Request:
Transcribe the full listing exactly, and drop every picture.

Data:

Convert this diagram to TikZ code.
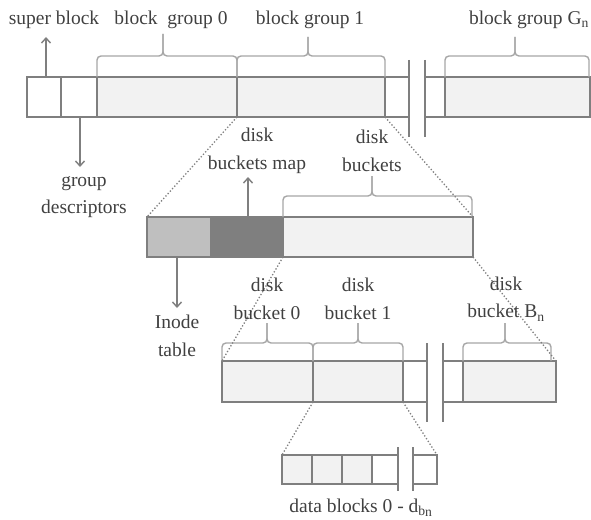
\documentclass[tikz,border=0pt]{standalone}
\usepackage{fontspec}
\setmainfont{Liberation Serif}
\usetikzlibrary{arrows.meta}
\definecolor{ln}{HTML}{7F7F7F}
\definecolor{tx}{HTML}{404040}
\definecolor{bc}{HTML}{A6A6A6}
\definecolor{lg}{HTML}{F2F2F2}
\definecolor{mg}{HTML}{BFBFBF}
\definecolor{dg}{HTML}{7F7F7F}
\tikzset{
  cell/.style={draw=ln, line width=1.4pt, anchor=north west, inner sep=0pt, outer sep=0pt},
  lbl/.style={text=tx, inner sep=0pt, align=center, font=\fontsize{19.5}{27.5}\selectfont},
  brk/.style={draw=ln, line width=1.4pt},
  bracestyle/.style={draw=bc, line width=1.4pt, rounded corners=4pt},
  dots/.style={draw=ln, line width=1.3pt, dotted},
  arr/.style={draw=ln, line width=1.4pt, -{Straight Barb[length=5pt,width=9pt]}}
}
\newcommand\mycell[6]{\node[cell, fill=#6, minimum width={(#3-#2)*1pt}, minimum height={(#5-#4)*1pt}] (#1) at (#2,#4) {};}
\newcommand\mybrace[6]{%
  \draw[bracestyle] (#1,#4) -- (#1,#5) -- (#3,#5) -- (#3,#6);
  \draw[bracestyle] (#3,#6) -- (#3,#5) -- (#2,#5) -- (#2,#4);}
\begin{document}
\begin{tikzpicture}[x=1pt,y=-1pt]
\useasboundingbox (0,0) rectangle (591,519);
% top row
\mycell{sb}{27}{61}{77}{117}{white}
\mycell{gd}{61}{97}{77}{117}{white}
\mycell{bg0}{97}{237}{77}{117}{lg}
\mycell{bg1}{237}{385}{77}{117}{lg}
\mycell{tw1}{385}{409}{77}{117}{white}
\mycell{tw2}{425}{445}{77}{117}{white}
\mycell{bgn}{445}{590}{77}{117}{lg}
\coordinate (tk1a) at (409,60); \coordinate (tk1b) at (409,137);
\coordinate (tk2a) at (425,60); \coordinate (tk2b) at (425,137);
\draw[brk] (tk1a) -- (tk1b); \draw[brk] (tk2a) -- (tk2b);
% middle row
\mycell{it}{147}{211}{217}{257}{mg}
\mycell{bm}{211}{283}{217}{257}{dg}
\mycell{db}{283}{473}{217}{257}{lg}
% bottom row
\mycell{b0}{222}{313}{361}{402}{lg}
\mycell{b1}{313}{403}{361}{402}{lg}
\mycell{bw1}{403}{427}{361}{402}{white}
\mycell{bw2}{443}{463}{361}{402}{white}
\mycell{bn}{463}{556}{361}{402}{lg}
\coordinate (bk1a) at (427,343); \coordinate (bk1b) at (427,422);
\coordinate (bk2a) at (443,343); \coordinate (bk2b) at (443,422);
\draw[brk] (bk1a) -- (bk1b); \draw[brk] (bk2a) -- (bk2b);
% data row
\mycell{d0}{282}{312}{455}{484}{lg}
\mycell{d1}{312}{342}{455}{484}{lg}
\mycell{d2}{342}{372}{455}{484}{lg}
\mycell{d3}{372}{398}{455}{484}{white}
\mycell{d4}{413}{437}{455}{484}{white}
\coordinate (dk1a) at (398,447); \coordinate (dk1b) at (398,491);
\coordinate (dk2a) at (413,447); \coordinate (dk2b) at (413,491);
\draw[brk] (dk1a) -- (dk1b); \draw[brk] (dk2a) -- (dk2b);
% braces
\mybrace{97}{237}{163}{77}{56}{34}
\mybrace{237}{385}{308}{77}{56}{37}
\mybrace{445}{589}{515}{77}{56}{37}
\mybrace{283}{472}{372}{217}{196}{176}
\mybrace{222}{313}{267}{361}{343}{323}
\mybrace{313}{403}{358}{361}{343}{323}
\mybrace{463}{551}{505}{361}{343}{323}
% dotted zoom lines
\draw[dots] (bg0.south east) -- (it.north west);
\draw[dots] (bg1.south east) -- (db.north east);
\draw[dots] (db.south west) -- (b0.north west);
\draw[dots] (db.south east) -- (bn.north east);
\draw[dots] (b1.south west) -- (d0.north west);
\draw[dots] (b1.south east) -- (d4.north east);
% labels
\node[lbl] (tsb) at (54,20) {super block};
\node[lbl] (tbg0) at (171,20) {block\ \ group 0};
\node[lbl] (tbg1) at (310,20) {block group 1};
\node[lbl] (tbgn) at (529,20) {block group G\textsubscript{n}};
\node[lbl] (tgd) at (84,197) {group\\descriptors};
\node[lbl] (tbm) at (257,151) {disk\\buckets map};
\node[lbl] (tdb) at (372,151) {disk\\buckets};
\node[lbl] (tit) at (177,336) {Inode\\table};
\node[lbl] (tb0) at (267,299) {disk\\bucket 0};
\node[lbl] (tb1) at (358,299) {disk\\bucket 1};
\node[lbl] (tbn) at (506,299) {disk\\bucket B\textsubscript{n}};
\node[lbl] (tdata) at (361,508) {data blocks 0 - d\textsubscript{b\raisebox{-1pt}{n}}};
% arrows
\draw[arr] ([xshift=2pt]sb.north) -- ++(0,-40);
\draw[arr] ([xshift=1pt]gd.south) -- ++(0,50);
\draw[arr] ([xshift=1pt]bm.north) -- ++(0,-40);
\draw[arr] ([xshift=-2pt]it.south) -- ++(0,51);
\end{tikzpicture}
\end{document}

Written response:
Convert this diagram to TikZ code.
\documentclass[tikz,border=0pt]{standalone}
\usepackage{fontspec}
\setmainfont{Liberation Serif}
\usetikzlibrary{arrows.meta}
\definecolor{ln}{HTML}{7F7F7F}
\definecolor{tx}{HTML}{404040}
\definecolor{bc}{HTML}{A6A6A6}
\definecolor{lg}{HTML}{F2F2F2}
\definecolor{mg}{HTML}{BFBFBF}
\definecolor{dg}{HTML}{7F7F7F}
\tikzset{
  cell/.style={draw=ln, line width=1.4pt, anchor=north west, inner sep=0pt, outer sep=0pt},
  lbl/.style={text=tx, inner sep=0pt, align=center, font=\fontsize{19.5}{27.5}\selectfont},
  brk/.style={draw=ln, line width=1.4pt},
  bracestyle/.style={draw=bc, line width=1.4pt, rounded corners=4pt},
  dots/.style={draw=ln, line width=1.3pt, dotted},
  arr/.style={draw=ln, line width=1.4pt, -{Straight Barb[length=5pt,width=9pt]}}
}
\newcommand\mycell[6]{\node[cell, fill=#6, minimum width={(#3-#2)*1pt}, minimum height={(#5-#4)*1pt}] (#1) at (#2,#4) {};}
\newcommand\mybrace[6]{%
  \draw[bracestyle] (#1,#4) -- (#1,#5) -- (#3,#5) -- (#3,#6);
  \draw[bracestyle] (#3,#6) -- (#3,#5) -- (#2,#5) -- (#2,#4);}
\begin{document}
\begin{tikzpicture}[x=1pt,y=-1pt]
\useasboundingbox (0,0) rectangle (591,519);
% top row
\mycell{sb}{27}{61}{77}{117}{white}
\mycell{gd}{61}{97}{77}{117}{white}
\mycell{bg0}{97}{237}{77}{117}{lg}
\mycell{bg1}{237}{385}{77}{117}{lg}
\mycell{tw1}{385}{409}{77}{117}{white}
\mycell{tw2}{425}{445}{77}{117}{white}
\mycell{bgn}{445}{590}{77}{117}{lg}
\coordinate (tk1a) at (409,60); \coordinate (tk1b) at (409,137);
\coordinate (tk2a) at (425,60); \coordinate (tk2b) at (425,137);
\draw[brk] (tk1a) -- (tk1b); \draw[brk] (tk2a) -- (tk2b);
% middle row
\mycell{it}{147}{211}{217}{257}{mg}
\mycell{bm}{211}{283}{217}{257}{dg}
\mycell{db}{283}{473}{217}{257}{lg}
% bottom row
\mycell{b0}{222}{313}{361}{402}{lg}
\mycell{b1}{313}{403}{361}{402}{lg}
\mycell{bw1}{403}{427}{361}{402}{white}
\mycell{bw2}{443}{463}{361}{402}{white}
\mycell{bn}{463}{556}{361}{402}{lg}
\coordinate (bk1a) at (427,343); \coordinate (bk1b) at (427,422);
\coordinate (bk2a) at (443,343); \coordinate (bk2b) at (443,422);
\draw[brk] (bk1a) -- (bk1b); \draw[brk] (bk2a) -- (bk2b);
% data row
\mycell{d0}{282}{312}{455}{484}{lg}
\mycell{d1}{312}{342}{455}{484}{lg}
\mycell{d2}{342}{372}{455}{484}{lg}
\mycell{d3}{372}{398}{455}{484}{white}
\mycell{d4}{413}{437}{455}{484}{white}
\coordinate (dk1a) at (398,447); \coordinate (dk1b) at (398,491);
\coordinate (dk2a) at (413,447); \coordinate (dk2b) at (413,491);
\draw[brk] (dk1a) -- (dk1b); \draw[brk] (dk2a) -- (dk2b);
% braces
\mybrace{97}{237}{163}{77}{56}{34}
\mybrace{237}{385}{308}{77}{56}{37}
\mybrace{445}{589}{515}{77}{56}{37}
\mybrace{283}{472}{372}{217}{196}{176}
\mybrace{222}{313}{267}{361}{343}{323}
\mybrace{313}{403}{358}{361}{343}{323}
\mybrace{463}{551}{505}{361}{343}{323}
% dotted zoom lines
\draw[dots] (bg0.south east) -- (it.north west);
\draw[dots] (bg1.south east) -- (db.north east);
\draw[dots] (db.south west) -- (b0.north west);
\draw[dots] (db.south east) -- (bn.north east);
\draw[dots] (b1.south west) -- (d0.north west);
\draw[dots] (b1.south east) -- (d4.north east);
% labels
\node[lbl] (tsb) at (54,20) {super block};
\node[lbl] (tbg0) at (171,20) {block\ \ group 0};
\node[lbl] (tbg1) at (310,20) {block group 1};
\node[lbl] (tbgn) at (529,20) {block group G\textsubscript{n}};
\node[lbl] (tgd) at (84,197) {group\\descriptors};
\node[lbl] (tbm) at (257,151) {disk\\buckets map};
\node[lbl] (tdb) at (372,151) {disk\\buckets};
\node[lbl] (tit) at (177,336) {Inode\\table};
\node[lbl] (tb0) at (267,299) {disk\\bucket 0};
\node[lbl] (tb1) at (358,299) {disk\\bucket 1};
\node[lbl] (tbn) at (506,299) {disk\\bucket B\textsubscript{n}};
\node[lbl] (tdata) at (361,508) {data blocks 0 - d\textsubscript{b\raisebox{-1pt}{n}}};
% arrows
\draw[arr] ([xshift=2pt]sb.north) -- ++(0,-40);
\draw[arr] ([xshift=1pt]gd.south) -- ++(0,50);
\draw[arr] ([xshift=1pt]bm.north) -- ++(0,-40);
\draw[arr] ([xshift=-2pt]it.south) -- ++(0,51);
\end{tikzpicture}
\end{document}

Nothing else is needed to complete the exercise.